> Given information
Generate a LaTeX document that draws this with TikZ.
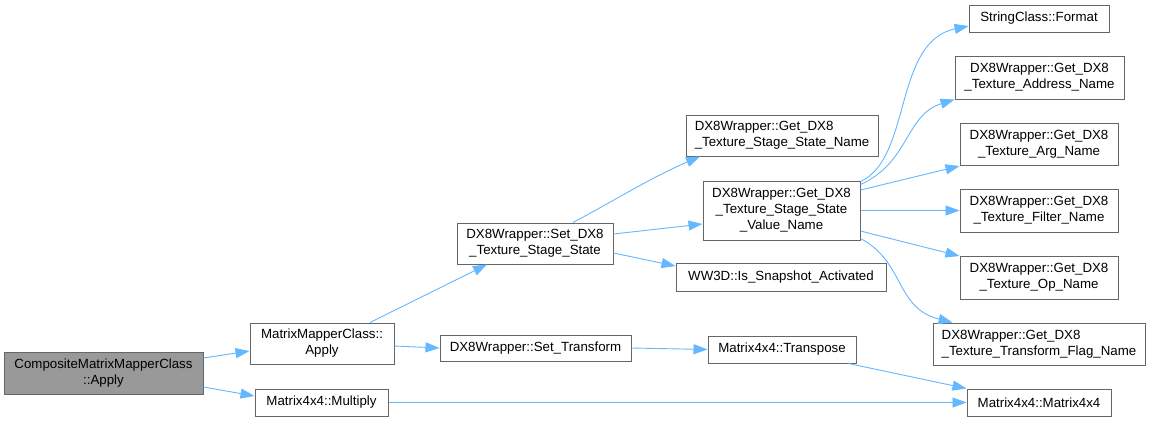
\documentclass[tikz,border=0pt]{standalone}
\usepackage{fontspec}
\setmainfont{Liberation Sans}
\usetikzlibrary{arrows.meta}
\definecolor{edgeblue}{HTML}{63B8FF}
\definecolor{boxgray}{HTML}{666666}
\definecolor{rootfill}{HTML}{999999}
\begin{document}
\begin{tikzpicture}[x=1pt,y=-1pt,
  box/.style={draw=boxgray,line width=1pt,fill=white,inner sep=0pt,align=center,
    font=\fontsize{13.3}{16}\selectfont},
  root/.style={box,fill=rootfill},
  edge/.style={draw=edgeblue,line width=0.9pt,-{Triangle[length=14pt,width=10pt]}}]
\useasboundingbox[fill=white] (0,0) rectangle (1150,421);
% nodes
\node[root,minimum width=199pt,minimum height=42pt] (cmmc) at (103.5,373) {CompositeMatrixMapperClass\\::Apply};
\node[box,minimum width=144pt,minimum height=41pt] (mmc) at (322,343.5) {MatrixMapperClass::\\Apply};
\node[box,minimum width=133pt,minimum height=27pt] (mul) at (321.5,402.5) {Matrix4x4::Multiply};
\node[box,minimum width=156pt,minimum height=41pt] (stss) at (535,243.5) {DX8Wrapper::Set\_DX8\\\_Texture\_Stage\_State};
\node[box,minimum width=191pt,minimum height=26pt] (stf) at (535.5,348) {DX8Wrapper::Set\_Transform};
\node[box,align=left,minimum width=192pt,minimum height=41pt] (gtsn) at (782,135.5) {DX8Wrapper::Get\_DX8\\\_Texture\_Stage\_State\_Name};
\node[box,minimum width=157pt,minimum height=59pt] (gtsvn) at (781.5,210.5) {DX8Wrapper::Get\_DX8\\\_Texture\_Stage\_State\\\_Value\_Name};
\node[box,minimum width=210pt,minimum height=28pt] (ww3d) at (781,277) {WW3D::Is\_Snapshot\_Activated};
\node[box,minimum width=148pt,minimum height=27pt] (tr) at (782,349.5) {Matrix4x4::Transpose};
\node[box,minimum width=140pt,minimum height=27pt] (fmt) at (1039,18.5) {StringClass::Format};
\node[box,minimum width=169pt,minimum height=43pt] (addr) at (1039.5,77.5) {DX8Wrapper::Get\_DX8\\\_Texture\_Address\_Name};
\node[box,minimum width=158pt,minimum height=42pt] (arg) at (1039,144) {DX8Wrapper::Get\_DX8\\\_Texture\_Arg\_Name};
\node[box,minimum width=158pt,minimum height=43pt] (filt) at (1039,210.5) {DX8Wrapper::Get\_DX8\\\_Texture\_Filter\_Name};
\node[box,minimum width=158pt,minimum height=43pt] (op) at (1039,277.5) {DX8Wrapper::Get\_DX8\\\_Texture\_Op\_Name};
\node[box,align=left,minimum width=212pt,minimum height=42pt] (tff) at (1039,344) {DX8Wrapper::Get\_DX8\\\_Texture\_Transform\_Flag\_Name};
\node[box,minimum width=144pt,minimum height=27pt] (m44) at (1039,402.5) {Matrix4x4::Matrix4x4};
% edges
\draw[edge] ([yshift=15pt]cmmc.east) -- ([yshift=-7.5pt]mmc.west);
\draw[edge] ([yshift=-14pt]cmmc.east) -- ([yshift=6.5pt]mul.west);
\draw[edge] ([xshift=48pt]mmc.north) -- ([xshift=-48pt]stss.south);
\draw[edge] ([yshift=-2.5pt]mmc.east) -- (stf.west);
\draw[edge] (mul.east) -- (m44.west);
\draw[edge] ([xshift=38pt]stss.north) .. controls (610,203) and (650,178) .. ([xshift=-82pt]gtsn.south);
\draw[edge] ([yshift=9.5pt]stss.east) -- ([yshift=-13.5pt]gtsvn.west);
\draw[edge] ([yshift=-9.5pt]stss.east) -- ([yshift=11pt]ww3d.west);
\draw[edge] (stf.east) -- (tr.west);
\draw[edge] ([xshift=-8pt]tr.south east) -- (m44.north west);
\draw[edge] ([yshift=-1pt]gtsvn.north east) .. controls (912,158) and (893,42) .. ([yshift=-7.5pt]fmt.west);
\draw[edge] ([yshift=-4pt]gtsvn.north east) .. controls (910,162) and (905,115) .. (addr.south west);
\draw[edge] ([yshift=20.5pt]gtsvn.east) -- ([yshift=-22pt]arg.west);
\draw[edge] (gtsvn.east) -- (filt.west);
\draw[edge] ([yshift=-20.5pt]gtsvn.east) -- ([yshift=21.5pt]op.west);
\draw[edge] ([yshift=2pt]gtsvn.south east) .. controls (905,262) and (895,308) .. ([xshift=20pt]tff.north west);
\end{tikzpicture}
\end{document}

> Task statement
Without the images, write out each line of the data verbatim.

> Finished exercise
Generate a LaTeX document that draws this with TikZ.
\documentclass[tikz,border=0pt]{standalone}
\usepackage{fontspec}
\setmainfont{Liberation Sans}
\usetikzlibrary{arrows.meta}
\definecolor{edgeblue}{HTML}{63B8FF}
\definecolor{boxgray}{HTML}{666666}
\definecolor{rootfill}{HTML}{999999}
\begin{document}
\begin{tikzpicture}[x=1pt,y=-1pt,
  box/.style={draw=boxgray,line width=1pt,fill=white,inner sep=0pt,align=center,
    font=\fontsize{13.3}{16}\selectfont},
  root/.style={box,fill=rootfill},
  edge/.style={draw=edgeblue,line width=0.9pt,-{Triangle[length=14pt,width=10pt]}}]
\useasboundingbox[fill=white] (0,0) rectangle (1150,421);
% nodes
\node[root,minimum width=199pt,minimum height=42pt] (cmmc) at (103.5,373) {CompositeMatrixMapperClass\\::Apply};
\node[box,minimum width=144pt,minimum height=41pt] (mmc) at (322,343.5) {MatrixMapperClass::\\Apply};
\node[box,minimum width=133pt,minimum height=27pt] (mul) at (321.5,402.5) {Matrix4x4::Multiply};
\node[box,minimum width=156pt,minimum height=41pt] (stss) at (535,243.5) {DX8Wrapper::Set\_DX8\\\_Texture\_Stage\_State};
\node[box,minimum width=191pt,minimum height=26pt] (stf) at (535.5,348) {DX8Wrapper::Set\_Transform};
\node[box,align=left,minimum width=192pt,minimum height=41pt] (gtsn) at (782,135.5) {DX8Wrapper::Get\_DX8\\\_Texture\_Stage\_State\_Name};
\node[box,minimum width=157pt,minimum height=59pt] (gtsvn) at (781.5,210.5) {DX8Wrapper::Get\_DX8\\\_Texture\_Stage\_State\\\_Value\_Name};
\node[box,minimum width=210pt,minimum height=28pt] (ww3d) at (781,277) {WW3D::Is\_Snapshot\_Activated};
\node[box,minimum width=148pt,minimum height=27pt] (tr) at (782,349.5) {Matrix4x4::Transpose};
\node[box,minimum width=140pt,minimum height=27pt] (fmt) at (1039,18.5) {StringClass::Format};
\node[box,minimum width=169pt,minimum height=43pt] (addr) at (1039.5,77.5) {DX8Wrapper::Get\_DX8\\\_Texture\_Address\_Name};
\node[box,minimum width=158pt,minimum height=42pt] (arg) at (1039,144) {DX8Wrapper::Get\_DX8\\\_Texture\_Arg\_Name};
\node[box,minimum width=158pt,minimum height=43pt] (filt) at (1039,210.5) {DX8Wrapper::Get\_DX8\\\_Texture\_Filter\_Name};
\node[box,minimum width=158pt,minimum height=43pt] (op) at (1039,277.5) {DX8Wrapper::Get\_DX8\\\_Texture\_Op\_Name};
\node[box,align=left,minimum width=212pt,minimum height=42pt] (tff) at (1039,344) {DX8Wrapper::Get\_DX8\\\_Texture\_Transform\_Flag\_Name};
\node[box,minimum width=144pt,minimum height=27pt] (m44) at (1039,402.5) {Matrix4x4::Matrix4x4};
% edges
\draw[edge] ([yshift=15pt]cmmc.east) -- ([yshift=-7.5pt]mmc.west);
\draw[edge] ([yshift=-14pt]cmmc.east) -- ([yshift=6.5pt]mul.west);
\draw[edge] ([xshift=48pt]mmc.north) -- ([xshift=-48pt]stss.south);
\draw[edge] ([yshift=-2.5pt]mmc.east) -- (stf.west);
\draw[edge] (mul.east) -- (m44.west);
\draw[edge] ([xshift=38pt]stss.north) .. controls (610,203) and (650,178) .. ([xshift=-82pt]gtsn.south);
\draw[edge] ([yshift=9.5pt]stss.east) -- ([yshift=-13.5pt]gtsvn.west);
\draw[edge] ([yshift=-9.5pt]stss.east) -- ([yshift=11pt]ww3d.west);
\draw[edge] (stf.east) -- (tr.west);
\draw[edge] ([xshift=-8pt]tr.south east) -- (m44.north west);
\draw[edge] ([yshift=-1pt]gtsvn.north east) .. controls (912,158) and (893,42) .. ([yshift=-7.5pt]fmt.west);
\draw[edge] ([yshift=-4pt]gtsvn.north east) .. controls (910,162) and (905,115) .. (addr.south west);
\draw[edge] ([yshift=20.5pt]gtsvn.east) -- ([yshift=-22pt]arg.west);
\draw[edge] (gtsvn.east) -- (filt.west);
\draw[edge] ([yshift=-20.5pt]gtsvn.east) -- ([yshift=21.5pt]op.west);
\draw[edge] ([yshift=2pt]gtsvn.south east) .. controls (905,262) and (895,308) .. ([xshift=20pt]tff.north west);
\end{tikzpicture}
\end{document}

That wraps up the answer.